My first memory of a live concert is Patti Smith. My point of view is from my father’s shoulders, looking out over a sea of heads at a thin woman whose green, pointed hat and belted shirt reminded me of Peter Pan. My mother played Horses more than any other record. “Kimberly” was the song that reminded her of being pregnant. She always sang loudly and off key — little sister the sky is falling, I don’t mind, I don’t mind — with so much emotion that it was embarrassing. She loved Motown. The Supremes’ Love Child was my first record. The cover was a photo of Diana, Florence and Mary on the steps of a tenement wearing yellow sweatshirts. Diana’s sweatshirt read Love Childacross the chest in black hand-painted letters. I would listen to that record and The Shangri-La’s on a red, white and blue plastic Mickey Mouse turntable that was set up on my top bunk. I cried at “You Can Never Go Home Anymore,” about a runaway who couldn’t face returning home to her mother’s sadness, and her mother dies alone broken-hearted. And that’s called sad.
Trinidad, California, 1970
At fifteen, my mom had run away from her home in Massachusetts, with a boyfriend who lived in a milk truck. They ended up in Buffalo, which was far away from her parents who at that point were living in a motel room with her two younger sisters. When she got there, she dumped the boyfriend and stayed three and a half years working as a hostess in a department-store cafeteria and part time at a natural-foods bakery.
At this time, Noah is an art student in his second year. He has seen her around, awed by the group she hangs out with; he has watched them walk together in a pack, two or three dogs with them at all times, barefoot, in long capes, wild stringy hair. My mother is the only one in her house who isn’t a fruitarian. Everyone in town knows who they are. My mother has noticed my father; his aquamarine eyes shoot electric glitter beams, and she knows she can hook him. Everything is stars and velvet. She looks like Charlotte Rampling with pre-Raphaelite skin. One evening at dusk, she is snapping peas at the kitchen sink and he walks by, Hey, hey you, she yells, blue eyes, and he stops walking and looks up into her kitchen window. You want some dinner? And he comes in, and he stays. He moves in. My mother has a beagle named Willow and they get a German shepherd puppy and name her Coco. My father spray paints everything in the bathroom silver: the walls, the bathtub, the sink, the ceiling and floor. He wants it to look like Andy Warhol’s factory. It is tacky to the touch. It never dries.

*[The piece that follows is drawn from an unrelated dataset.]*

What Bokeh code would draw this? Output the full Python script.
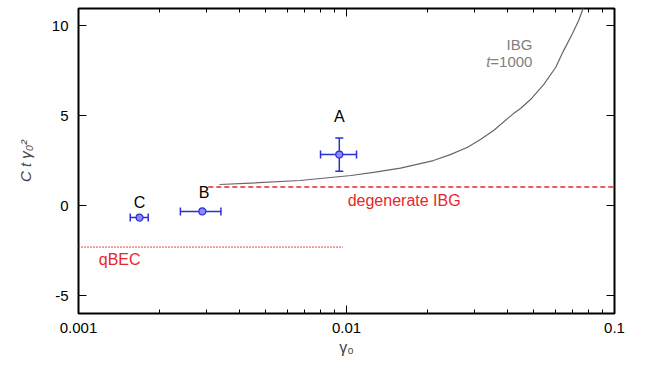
from bokeh.plotting import figure
from bokeh.models import (ColumnDataSource, Whisker, TeeHead, Label, LogAxis, LinearAxis,
                          FixedTicker, CustomJSTickFormatter, Range1d)
from bokeh.embed import file_html
from bokeh.resources import INLINE

# ---- data ----
ibg_x = [0.00336, 0.0044, 0.0067, 0.0104, 0.0128, 0.0159, 0.0211, 0.0244, 0.0283,
         0.0316, 0.0354, 0.042, 0.0446, 0.0486, 0.0544, 0.0603, 0.0646, 0.0697,
         0.0735, 0.0766, 0.08]
ibg_y = [1.17, 1.25, 1.39, 1.67, 1.86, 2.08, 2.5, 2.83, 3.24,
         3.67, 4.17, 5.11, 5.39, 5.89, 6.72, 7.67, 8.61, 9.56,
         10.28, 11.0, 11.6]

pt_names = ["A", "B", "C"]
pt_x = [0.0094, 0.0029, 0.00169]
pt_y = [2.83, -0.33, -0.67]
pt_xlo = [0.0080, 0.0024, 0.00156]
pt_xhi = [0.0109, 0.0034, 0.00182]
a_x = [0.0094]
a_ylo = [1.9]
a_yhi = [3.75]

degen_x = [0.00305, 0.1]
degen_y = [1.03, 1.03]
qbec_x = [0.001, 0.0097]
qbec_y = [-2.31, -2.31]

x_ticks = [0.001, 0.01, 0.1]
x_minor = [k * 10 ** e for e in (-3, -2) for k in range(2, 10)]
y_ticks = [-5, 0, 5, 10]

BLUE = "#2e2ed6"
RED = "#e8262b"
GRAY = "#808080"
FONT = "Liberation Sans"

p = figure(width=645, height=369, x_axis_type="log",
           x_range=Range1d(0.001, 0.1), y_range=Range1d(-6, 10.95),
           output_backend="svg", toolbar_location=None,
           min_border_left=78, min_border_right=31, min_border_top=8, min_border_bottom=56)
p.xgrid.visible = False
p.ygrid.visible = False
p.outline_line_color = "black"
p.outline_line_width = 2
p.background_fill_color = "white"
p.border_fill_color = "white"


def style_axis(ax, labels=True):
    ax.axis_line_color = None
    ax.major_tick_in = 8
    ax.major_tick_out = 0
    ax.minor_tick_in = 4
    ax.minor_tick_out = 0
    ax.major_tick_line_color = "black"
    ax.minor_tick_line_color = "black"
    ax.major_tick_line_width = 1
    ax.minor_tick_line_width = 1
    if labels:
        ax.major_label_text_font = FONT
        ax.major_label_text_font_size = "15px"
        ax.major_label_text_color = "black"
        ax.formatter = CustomJSTickFormatter(code="return String(tick)")
    else:
        ax.major_label_text_font_size = "0px"
        ax.major_label_standoff = 0
        ax.formatter = CustomJSTickFormatter(code="return ''")


xa = p.xaxis[0]
xa.ticker = FixedTicker(ticks=x_ticks, minor_ticks=x_minor)
style_axis(xa)
xa.major_label_standoff = 9
xa.axis_label = "γ₀"
xa.axis_label_text_font = FONT
xa.axis_label_text_font_size = "16px"
xa.axis_label_text_font_style = "normal"
xa.axis_label_standoff = 3

ya = p.yaxis[0]
ya.ticker = FixedTicker(ticks=y_ticks, minor_ticks=[])
style_axis(ya)
ya.major_label_standoff = 10
ya.minor_tick_line_color = None
ya.axis_label = "C t γ₀²"
ya.axis_label_text_font = FONT
ya.axis_label_text_font_size = "15px"
ya.axis_label_text_font_style = "italic"
ya.axis_label_standoff = 15

top = LogAxis(ticker=FixedTicker(ticks=x_ticks, minor_ticks=x_minor))
style_axis(top, labels=False)
p.add_layout(top, "above")
right = LinearAxis(ticker=FixedTicker(ticks=y_ticks, minor_ticks=[]))
style_axis(right, labels=False)
right.minor_tick_line_color = None
p.add_layout(right, "right")

# lines
p.line(ibg_x, ibg_y, line_color="#666666", line_width=1.2)
p.line(degen_x, degen_y, line_color=RED, line_width=1.4, line_dash="5 3")
p.line(qbec_x, qbec_y, line_color=RED, line_width=1.6, line_dash="1 2")

# error bars
src = ColumnDataSource(dict(x=pt_x, y=pt_y, lo=pt_xlo, hi=pt_xhi, name=pt_names))
wx = Whisker(source=src, base="y", lower="lo", upper="hi", dimension="width",
             line_color=BLUE, line_width=1.5, level="underlay",
             upper_head=TeeHead(size=8, line_color=BLUE, line_width=1.5),
             lower_head=TeeHead(size=8, line_color=BLUE, line_width=1.5))
p.add_layout(wx)
srcA = ColumnDataSource(dict(x=a_x, lo=a_ylo, hi=a_yhi))
wy = Whisker(source=srcA, base="x", lower="lo", upper="hi", dimension="height",
             line_color=BLUE, line_width=1.5, level="underlay",
             upper_head=TeeHead(size=8, line_color=BLUE, line_width=1.5),
             lower_head=TeeHead(size=8, line_color=BLUE, line_width=1.5))
p.add_layout(wy)
p.scatter("x", "y", source=src, size=7, fill_color="#8a8af2", line_color=BLUE, line_width=1.2)


# annotations
def lab(x, y, text, color="black", align="left", style="normal", size="16px", **kw):
    p.add_layout(Label(x=x, y=y, text=text, text_color=color, text_align=align,
                       text_baseline="alphabetic", text_font=FONT, text_font_size=size,
                       text_font_style=style, **kw))


lab(0.0094, 4.94, "A", align="center")
lab(0.00294, 0.73, "B", align="center")
lab(0.00169, 0.18, "C", align="center")
lab(0.0101, 0.28, "degenerate IBG", color=RED)
lab(0.00119, -3.0, "qBEC", color=RED)
lab(0.0494, 8.94, "IBG", color=GRAY, align="right", size="15px")
lab(0.0494, 8.0, "=1000", color=GRAY, align="right", size="15px")
lab(0.0494, 8.0, "t", color=GRAY, align="right", style="italic", size="15px", x_offset=-42)

open("out.html", "w").write(file_html(p, INLINE))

After a year, my father gets busted in the dead of winter for selling pot to locals. His friend Michael brings it out from California and they are making good money. He spends a week in jail. My grandparents find him a lawyer who is able to get him a deal, but he must never set foot in Erie County again, and he must continue going to school. The only place that will accept him is Humboldt State. He flies out with Willow, and my mother hitchhikes across country in the spring with Coco after he is settled. They rent a ranch house just outside of town in Fieldbrook for $85 a month.
In the wedding photos Noah is wearing a white button-down shirt and brown corduroy pants, which are both covered by a brown felt cape, loosely fastened at his neck with a brooch he made himself. My mother has on a thin white Victorian underskirt and blouse, wedgie sandals with socks, and a green Guatemalan shawl. Both have hair down to their waists, and each has a bouquet of gladiolas and wildflowers. There are only about ten people present; dogs and children run in and out of the frame. On a picnic table there is homemade carob cake with nasturtiums on top and plastic jugs of mysterious juice. The ocean is gray below the cliffs of Trinidad, northwest of Arcata. Large rocks dot its shoreline and there are redwoods as far as the eye can see. An old rusted-out brown Chevy in the distance. And I always thought this is what it should be like.